Jim Lane, editor and publisher of Biofuels Digest, is one person who thinks alternative fuels aren’t necessarily going to be hurt by the huge drop in the price of crude oil.

In a post on the Digest Jan. 6, Lane lays out the rather complicated case of why it doesn’t pay right now to be dumping your alternate-energy stocks. That’s been the reaction so far to anything related to the price of oil. But Lane says there are special aspects of alternatives like ethanol that will be affected in a different way.

In the first place, Lane notes that while crude oil prices have been falling, ethanol prices have been falling, too. Since last June, crude oil has fallen from $115 a barrel to under $50, a remarkable 60 percent drop. Yet ethanol has fallen as well, from $2.13 a gallon to $1.55 a gallon, a formidable 27 percent drop. This is due mainly to the falling price of corn, which has been at its lowest level in recent years. A bushel of corn fell over the same period from $4.19 a bushel to $3.78, a 10 percent drop. In this way, ethanol is only marginally dependent on the price of oil and can show its own price pattern.
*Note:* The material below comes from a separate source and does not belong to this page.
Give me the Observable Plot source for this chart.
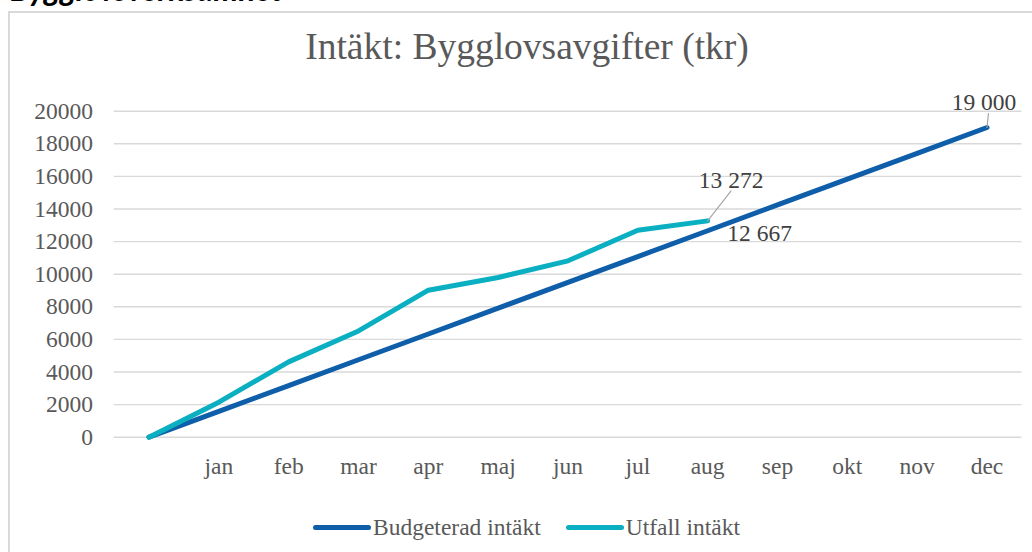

One thing worth noting is that there is a certain amount of elasticity in American driving. People tend to increase their driving range when the price of gasoline goes down. This is particularly true when it comes to taking vacations, which tend to be a long-term planning effort. If the price of gasoline stays down through next summer, people are more likely to increase gas consumption. The fact is that gasoline demand has actually reached its highest point in the last few months since the price of oil began to fall, as the following graph indicates:

graphic

Now drivers are required to include 10 percent ethanol in each gallon of gas. Therefore, ethanol has a fixed market. Driving has been declining in recent years, which is one reason that the Renewable Fuel Standard has been under fire – because the absolute amount of ethanol required has exceeded the 10 percent requirement in relation to the amount of gasoline consumed. Refiners and oil companies must buy this amount of ethanol. This is the reason the Environmental Protection Agency has been holding back on setting an RFS for 2014 — because the original amount prescribed was going to exceed the 10 percent figure. If people start taking advantage of lower gas prices and start consuming more gasoline, the amount of ethanol required will grow. “(W)e should be seeing a 2+% increase in gasoline demand, and that will take some pressure off the ethanol blend wall,” Lane writes. It might make EPA’s decision easier, if it ever gets around to setting a number.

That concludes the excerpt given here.